The crypto market is maturing, but investments in the space are expected to keep declining in 2022, according to leading financial company KPMG report.
According to the report, global investments into crypto during the first six months of 2022 stood at $14.2 billion from 725 deals. In comparison, $32.1 billion was invested in the industry during the same period in 2021.
KPMG said the record market crash the industry experienced “due to the unexpected Russia-Ukraine conflict, rising inflation, and the challenges experienced by the Terra crypto ecosystem” showed the growth of the space and how its solutions keep attracting investments.
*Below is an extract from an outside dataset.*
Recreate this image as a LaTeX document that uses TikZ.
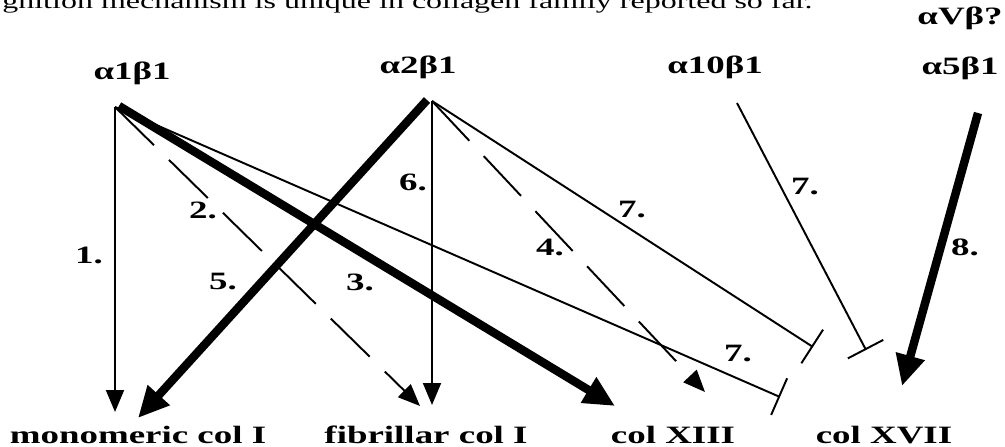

However, the crypto space could experience a quieter second half because of the changing nature of investors.
KPMG said:
“Prior to 2018, most crypto investments came from retail consumers. Since then, the investor profile has changed, with institutional and corporate investors accounting for a much larger share of investment.”
The global financial firm also highlighted how crypto’s performance and risks now correlate with traditional assets. According to KPMG, the current market conditions would test crypto assets, especially Bitcoin (BTC).
Bitcoin’s recent price performance has correlated with that of other traditional assets. A recent IMF report revealed that the “correlation between Asia’s equity markets and crypto assets such as Bitcoin and Ethereum (ETH) has increased.”
For more context, the flagship digital asset has shed 5.9% of its value within the last 24 hours, while Nasdaq, S&P 500, and Dow are equally down during this period –although at a much lower rate.
Bearing this in mind, KPMG predicted a slowdown in crypto investments, “particularly (from) retail firms offering coins, tokens, and NFTs.” However, crypto and blockchain infrastructure investments might survive the downturn as more focus is placed on “using blockchain in financial market modernization.”
KPMG France director of blockchain and crypto assets, Alexandre Stachtchenko, said he expects some crypto to die out, especially firms that “don’t have clear and strong value propositions.” In the long run, this would be good for the ecosystem as “it will clear away some of the mess created in the euphoria of a bull market. The best companies will be the ones that survive.”
The KPMG report also shared the same view. The firm wrote that “well-managed crypto companies with healthy risk management policies, long-term vision, and strong cost and risk management approach” would survive the second half.